*DIRECTION*
Find the lines with the string "diagram" and return them.

## begin MATERIAL SUPPLIED

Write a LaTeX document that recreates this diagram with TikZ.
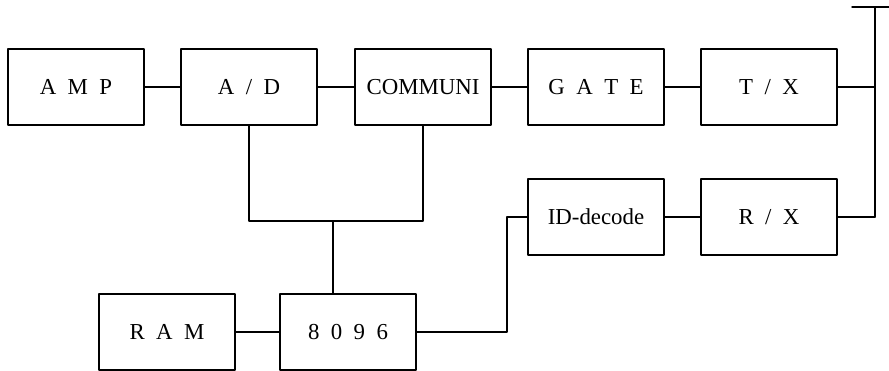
\documentclass[tikz,border=0pt]{standalone}
\usepackage{fontspec}
\setmainfont{Liberation Serif}
\usetikzlibrary{calc}
\tikzset{
  blockbox/.style={draw,line width=.8pt,minimum width=2.72cm,minimum height=1.52cm,inner sep=0pt,font=\fontsize{13}{15}\selectfont},
  wire/.style={line width=.8pt}
}

\begin{document}
\begin{tikzpicture}[x=1cm,y=1cm,line cap=round,line join=round]
  \path[use as bounding box] (0,0) rectangle (17.78,7.42);

  % transmit chain
  \node[blockbox] (amp) at (1.52,5.68) {A\enspace M\enspace P};
  \node[blockbox] (ad) at (4.98,5.68) {A\enspace/\enspace D};
  \node[blockbox] (comm) at (8.46,5.68) {COMMUNI};
  \node[blockbox] (gate) at (11.92,5.68) {G\enspace A\enspace T\enspace E};
  \node[blockbox] (tx) at (15.38,5.68) {T\enspace/\enspace X};

  % receive chain
  \node[blockbox] (idd) at (11.92,3.08) {ID-decode};
  \node[blockbox] (rx) at (15.38,3.08) {R\enspace/\enspace X};

  % processor
  \node[blockbox] (ram) at (3.34,0.78) {R\enspace A\enspace M};
  \node[blockbox] (cpu) at (6.96,0.78) {8\enspace 0\enspace 9\enspace 6};

  % antenna
  \coordinate (anttop) at (17.5,7.28);
  \coordinate (antbot) at (17.5,3.08);
  \draw[wire] (anttop) -- (antbot);
  \draw[wire] (17.04,7.28) -- (17.78,7.28);

  \draw[wire] (amp) -- (ad);
  \draw[wire] (ad) -- (comm);
  \draw[wire] (comm) -- (gate);
  \draw[wire] (gate) -- (tx);
  \draw[wire] (tx.east) -- (tx.east -| anttop);
  \draw[wire] (rx.east) -- (antbot);
  \draw[wire] (idd) -- (rx);
  \draw[wire] (ram) -- (cpu);

  % bus to 8096
  \coordinate (bus) at (6.66,3.0);
  \draw[wire] (ad.south) |- (bus) -| (comm.south);
  \draw[wire] (bus) -- (bus |- cpu.north);
  \draw[wire] (cpu.east) -| (10.14,3.08) -- (idd.west);
\end{tikzpicture}
\end{document}
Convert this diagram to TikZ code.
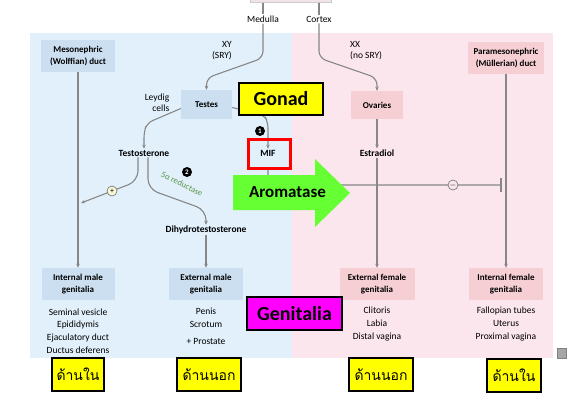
\documentclass[tikz,border=0pt]{standalone}
\usepackage{fontspec}
\setmainfont{Carlito}
\newfontfamily\thaifont[Script=Thai]{Loma}
\usetikzlibrary{arrows.meta}
\definecolor{bluebg}{RGB}{225,240,251}
\definecolor{pinkbg}{RGB}{252,230,237}
\definecolor{bluebox}{RGB}{204,223,241}
\definecolor{pinkbox}{RGB}{246,207,213}
\definecolor{linegray}{RGB}{135,135,135}
\definecolor{arrowgreen}{RGB}{102,255,51}
\definecolor{txtgreen}{RGB}{90,150,70}
\definecolor{plusfill}{RGB}{250,250,215}
\definecolor{topbox}{RGB}{240,228,230}
\definecolor{magentafill}{RGB}{255,0,255}
\definecolor{yellowfill}{RGB}{255,255,0}
\begin{document}
\begin{tikzpicture}[x=1pt,y=-1pt,
  boxtext/.style={font=\fontsize{9}{11.5}\selectfont\bfseries, align=center, inner sep=0pt},
  bbox/.style={boxtext, fill=bluebox, minimum height=32, minimum width=74},
  pbox/.style={boxtext, fill=pinkbox, minimum height=32, minimum width=75},
  lbl/.style={font=\fontsize{9.5}{11}\selectfont, align=center, inner sep=1pt},
  blbl/.style={font=\fontsize{9.5}{11}\selectfont\bfseries, align=center, inner sep=1pt},
  listtext/.style={font=\fontsize{9.5}{12.8}\selectfont, align=center, inner sep=0pt},
  line/.style={draw=linegray, line width=1.1pt},
  arr/.style={line, -{Stealth[length=4pt,width=3.5pt]}},
  ybox/.style={draw=black, line width=1.6pt, fill=yellowfill, inner sep=0pt},
  thaibox/.style={ybox, font=\thaifont\fontsize{14}{14}\selectfont, minimum height=33},
  numcirc/.style={circle, fill=black, text=white, inner sep=0pt, minimum size=10, font=\fontsize{7}{7}\selectfont\bfseries},
  signcirc/.style={circle, draw=linegray, line width=0.8pt, inner sep=0pt, minimum size=10, font=\fontsize{8}{8}\selectfont}
]
\useasboundingbox (0,0) rectangle (577,400);
\fill[white] (0,0) rectangle (577,400);
% backgrounds
\fill[bluebg] (30,33) rectangle (292,358);
\fill[pinkbg] (292,33) rectangle (553,358);
\fill[topbox] (250,0) rectangle (331,2.5);
\draw[draw=gray!40, line width=0.5pt] (250,0) -- (250,2.5) -- (331,2.5) -- (331,0);
\coordinate (medtop) at (263,2.5);
\coordinate (cortop) at (319,2.5);

% boxes
\node[bbox] (meso) at (78,56) {Mesonephric\\(Wolffian) duct};
\node[pbox, minimum width=76] (para) at (506,58) {Paramesonephric\\(Müllerian) duct};
\node[bbox, minimum width=51, minimum height=29] (testes) at (206.5,104.5) {Testes};
\node[pbox, minimum width=52, minimum height=28] (ovaries) at (377,105) {Ovaries};
\node[bbox, minimum width=73] (intm) at (78,284) {Internal male\\genitalia};
\node[bbox] (extm) at (206,284) {External male\\genitalia};
\node[pbox] (extf) at (377,284) {External female\\genitalia};
\node[pbox, minimum width=74] (intf) at (506,284) {Internal female\\genitalia};

% labels
\node[lbl] (medulla) at (263,19) {Medulla};
\node[lbl] (cortex) at (319,19) {Cortex};
\node[lbl, anchor=east, align=right] (xy) at (233,51) {XY\\(SRY)};
\node[lbl, anchor=west, align=left] (xx) at (349,51) {XX\\(no SRY)};
\node[lbl, align=right] (leydig) at (157,103) {Leydig\\cells};
\node[blbl] (testo) at (144,153) {Testosterone};
\node[blbl] (mif) at (268,153) {MIF};
\node[blbl] (estr) at (377,153) {Estradiol};
\node[blbl] (dht) at (206,230) {Dihydrotestosterone};

% lists
\node[listtext] (intmlist) at (78,331) {Seminal vesicle\\Epididymis\\Ejaculatory duct\\Ductus deferens};
\node[listtext] (extmlist) at (206,317.5) {Penis\\Scrotum};
\node[listtext] (prostate) at (206,341) {+ Prostate};
\node[listtext] (extflist) at (377,324) {Clitoris\\Labia\\Distal vagina};
\node[listtext] (intflist) at (506,324) {Fallopian tubes\\Uterus\\Proximal vagina};

% connectors
\draw[line] (medtop) -- (medulla.north);
\draw[line] (cortop) -- (cortex.north);
\draw[arr, rounded corners=7] (medulla.south) -- (263,58) -- (206.5,78) -- (testes.north);
\draw[arr, rounded corners=7] (cortex.south) -- (319,58) -- (377,78) -- (ovaries.north);
\draw[arr, rounded corners=6] ([yshift=-4pt]testes.west) -- (147,123) -- (144,132) -- (testo.north);
\draw[arr, rounded corners=6] ([yshift=-3pt]testes.east) -- (264,115) -- (268,122) -- (mif.north);
\node[numcirc] (n1) at (260,131) {1};
\draw[arr] (ovaries.south) -- (estr.north);
\draw[arr] (estr.south) -- (extf.north);
\draw[arr] (meso.south) -- (intm.north);
\draw[arr] (para.south) -- (intf.north);
\draw[arr] (dht.south) -- (extm.north);
% testosterone branches
\draw[arr, rounded corners=10] ([xshift=-6pt]testo.south) -- (138,181) -- (81,203);
\node[signcirc, fill=plusfill] (plus) at (112,191) {+};
\draw[arr, rounded corners=10] ([xshift=4pt]testo.south) -- (148,189) -- (206,210) -- (dht.north);
\node[font=\fontsize{8.5}{8.5}\selectfont, text=txtgreen, rotate=-26] (red) at (182,184) {5α reductase};
\node[numcirc] (n2) at (187,172) {2};

% MIF inhibition
\node[draw=red, line width=3pt, minimum width=42, minimum height=29, inner sep=0pt] (mifbox) at (269.5,154) {};
\coordinate (tbar) at (501,185);
\draw[line, rounded corners=4] (mifbox.south -| mif.south) -- (268,185) -- (tbar);
\draw[line] ([yshift=7pt]tbar) -- ([yshift=-7pt]tbar);
\node[signcirc, fill=pinkbg] (minus) at (453,185) {$-$};

% aromatase arrow
\fill[arrowgreen] (233,175) -- (315,175) -- (315,159) -- (350,193) -- (315,227) -- (315,210) -- (233,210) -- cycle;
\node[font=\fontsize{17}{17}\selectfont\bfseries] (arom) at (287.5,192.5) {Aromatase};

% callouts
\node[ybox, font=\fontsize{20}{20}\selectfont\bfseries, minimum width=84, minimum height=32] (gonad) at (281,99) {Gonad};
\node[ybox, fill=magentafill, font=\fontsize{20}{20}\selectfont\bfseries, minimum width=95, minimum height=33] (genit) at (294.5,313.5) {Genitalia};
\node[thaibox, minimum width=52] (t1) at (78,374.5) {ด้านใน};
\node[thaibox, minimum width=64] (t2) at (209,374.5) {ด้านนอก};
\node[thaibox, minimum width=64] (t3) at (381,374.5) {ด้านนอก};
\node[thaibox, minimum width=54] (t4) at (514,375.5) {ด้านใน};

% small icon
\node[fill=gray!70, draw=gray, minimum width=9, minimum height=10, inner sep=0pt] (icon) at (562,353) {};
\end{tikzpicture}
\end{document}
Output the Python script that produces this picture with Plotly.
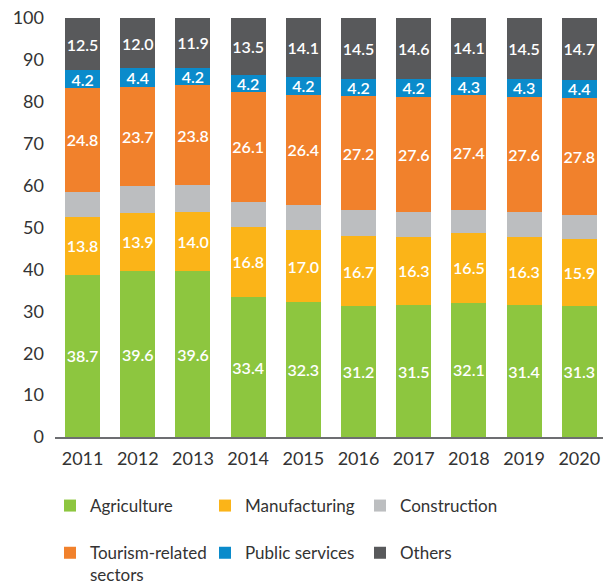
# GDP share by sector, stacked bars 2011-2020

import plotly.graph_objects as go

years = ['2011', '2012', '2013', '2014', '2015', '2016', '2017', '2018', '2019', '2020']

agriculture = [38.7, 39.6, 39.6, 33.4, 32.3, 31.2, 31.5, 32.1, 31.4, 31.3]
manufacturing = [13.8, 13.9, 14.0, 16.8, 17.0, 16.7, 16.3, 16.5, 16.3, 15.9]
construction = [6.0, 6.4, 6.5, 6.0, 6.0, 6.2, 5.8, 5.6, 5.9, 5.9]
tourism = [24.8, 23.7, 23.8, 26.1, 26.4, 27.2, 27.6, 27.4, 27.6, 27.8]
public_services = [4.2, 4.4, 4.2, 4.2, 4.2, 4.2, 4.2, 4.3, 4.3, 4.4]
others = [12.5, 12.0, 11.9, 13.5, 14.1, 14.5, 14.6, 14.1, 14.5, 14.7]

FONT = 'Lato'

# name, values, colour, show value labels
series = [
    ('Agriculture<br>&nbsp;', agriculture, '#8dc63f', True),
    ('Manufacturing<br>&nbsp;', manufacturing, '#fbb418', True),
    ('Construction<br>&nbsp;', construction, '#bcbec0', False),
    ('Tourism-related<br>sectors', tourism, '#f1812c', True),
    ('Public services', public_services, '#0a8bcb', True),
    ('Others', others, '#58595b', True),
]

data = []
for name, vals, color, labelled in series:
    data.append(go.Bar(
        x=years, y=vals, name=name,
        marker=dict(color=color, line=dict(width=0)),
        texttemplate='%{y:.1f}' if labelled else None,
        textposition='inside' if labelled else 'none',
        insidetextanchor='middle',
        textangle=0,
        constraintext='none',
        textfont=dict(family=FONT, size=16, color='white', weight=600),
        hoverinfo='x+y+name',
    ))

layout = go.Layout(
    barmode='stack',
    bargap=0.365,
    width=603, height=585,
    margin=dict(l=55, r=0, t=18, b=148),
    paper_bgcolor='white', plot_bgcolor='white',
    font=dict(family=FONT, size=18, color='#333333'),
    xaxis=dict(range=[-0.5, 9.43], showline=True, linecolor='#6d6e71', linewidth=2,
               ticks='', showgrid=False, ticklabelstandoff=4, automargin=False),
    yaxis=dict(range=[0, 100], dtick=10, showgrid=False, zeroline=False,
               showline=False, ticks='', ticklabelstandoff=10, automargin=False),
    legend=dict(orientation='h', xref='container', yref='container',
                x=0.0829, xanchor='left', y=0.1658, yanchor='top',
                entrywidth=110, entrywidthmode='pixels', valign='top',
                traceorder='normal', font=dict(size=17, color='#333333'),
                itemwidth=30, tracegroupgap=0),
    showlegend=True,
)

fig = go.Figure(data=data, layout=layout)

# drop the default 8px page margin so the figure sits at the window corner
fig.write_html('out.html', config={'displayModeBar': False},
               post_script="document.body.style.margin = '0';")
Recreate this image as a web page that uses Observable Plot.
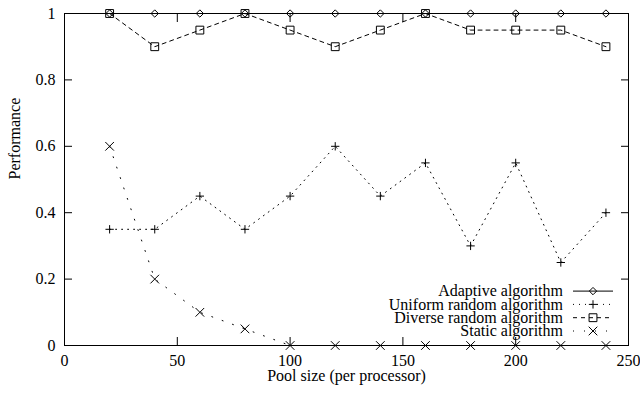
<!DOCTYPE html>
<html><head><meta charset="utf-8">
<script src="https://cdn.jsdelivr.net/npm/d3@7"></script>
<script src="https://cdn.jsdelivr.net/npm/@observablehq/plot@0.6"></script>
<style>
body{margin:0;background:#fff}
</style>
</head><body><div id="chart"></div>
<script>
const poolSize = [20,40,60,80,100,120,140,160,180,200,220,240];
const adaptive = [1,1,1,1,1,1,1,1,1,1,1,1];
const uniformRandom = [0.35,0.35,0.45,0.35,0.45,0.6,0.45,0.55,0.3,0.55,0.25,0.4];
const diverseRandom = [1,0.9,0.95,1,0.95,0.9,0.95,1,0.95,0.95,0.95,0.9];
const staticAlg = [0.6,0.2,0.1,0.05,0,0,0,0,0,0,0,0];
const seriesNames = ["Adaptive algorithm","Uniform random algorithm","Diverse random algorithm","Static algorithm"];
const xTicks = [0,50,100,150,200,250];
const yTicks = [0,0.2,0.4,0.6,0.8,1];
const xLabel = "Pool size (per processor)";
const yLabel = "Performance";

const FONT = "'Liberation Serif', 'Times New Roman', Times, serif";
const seriesValues = [adaptive, uniformRandom, diverseRandom, staticAlg];
const styles = [
  {dash: null, symbol: "diamond2", d3sym: d3.symbolDiamond2, r: 3.3},
  {dash: "1,5", symbol: "plus", d3sym: d3.symbolPlus, r: 2.8},
  {dash: "4,4", symbol: "square2", d3sym: d3.symbolSquare2, r: 5},
  {dash: "1,10", symbol: "times", d3sym: d3.symbolTimes, r: 4}
];
const tables = seriesValues.map((vals, i) => poolSize.map((x, j) => ({x, y: vals[j], series: seriesNames[i]})));

function legendMark(index, scales, values, dim) {
  const g = d3.create("svg:g");
  const right = dim.width - dim.marginRight;
  const bottom = dim.height - dim.marginBottom;
  styles.forEach((s, i) => {
    const y = bottom - 14 - (3 - i) * 13.3;
    g.append("text").attr("x", right - 65).attr("y", y).attr("text-anchor", "end").attr("dy", "0.32em").attr("fill", "black").text(seriesNames[i]);
    g.append("line").attr("x1", right - 55).attr("x2", right - 15).attr("y1", y).attr("y2", y)
      .attr("stroke", "black").attr("stroke-dasharray", s.dash);
    g.append("path").attr("transform", `translate(${right - 35},${y})`)
      .attr("d", d3.symbol(s.d3sym, Math.PI * s.r * s.r)()).attr("fill", "none").attr("stroke", "black");
  });
  return g.node();
}

const marks = [
  Plot.axisX({ticks: xTicks, tickSize: -8, tickPadding: 17, label: null, tickFormat: d => String(d)}),
  Plot.axisX({anchor: "top", ticks: xTicks, tickSize: -8, label: null, tickFormat: () => ""}),
  Plot.axisY({ticks: yTicks, tickSize: -8, tickPadding: 17, label: null, tickFormat: d => String(d)}),
  Plot.axisY({anchor: "right", ticks: yTicks, tickSize: -8, label: null, tickFormat: () => ""}),
  Plot.frame({stroke: "black"})
];
tables.forEach((t, i) => {
  marks.push(Plot.line(t, {x: "x", y: "y", stroke: "black", strokeWidth: 1, strokeDasharray: styles[i].dash}));
});
tables.forEach((t, i) => {
  marks.push(Plot.dot(t, {x: "x", y: "y", symbol: () => styles[i].symbol, r: styles[i].r, stroke: "black", fill: "none", strokeWidth: 1}));
});
marks.push(Plot.text([xLabel], {frameAnchor: "bottom", dy: 35, text: d => d, fill: "black"}));
marks.push(Plot.text([yLabel], {frameAnchor: "left", dx: -50, rotate: -90, text: d => d, fill: "black"}));
marks.push(legendMark);

const chart = Plot.plot({
  width: 640, height: 395,
  marginLeft: 64, marginRight: 12, marginTop: 13, marginBottom: 50,
  style: {background: "white", color: "black", fontFamily: FONT, fontSize: "16px"},
  x: {domain: [0, 250]},
  y: {domain: [0, 1]},
  symbol: {type: "identity"},
  marks
});
d3.select(chart).selectAll("text").style("font-family", FONT).style("font-size", "16px");
document.getElementById("chart").appendChild(chart);
</script>
</body></html>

## end MATERIAL SUPPLIED

*EXERCISE RESULT*
Write a LaTeX document that recreates this diagram with TikZ.
Convert this diagram to TikZ code.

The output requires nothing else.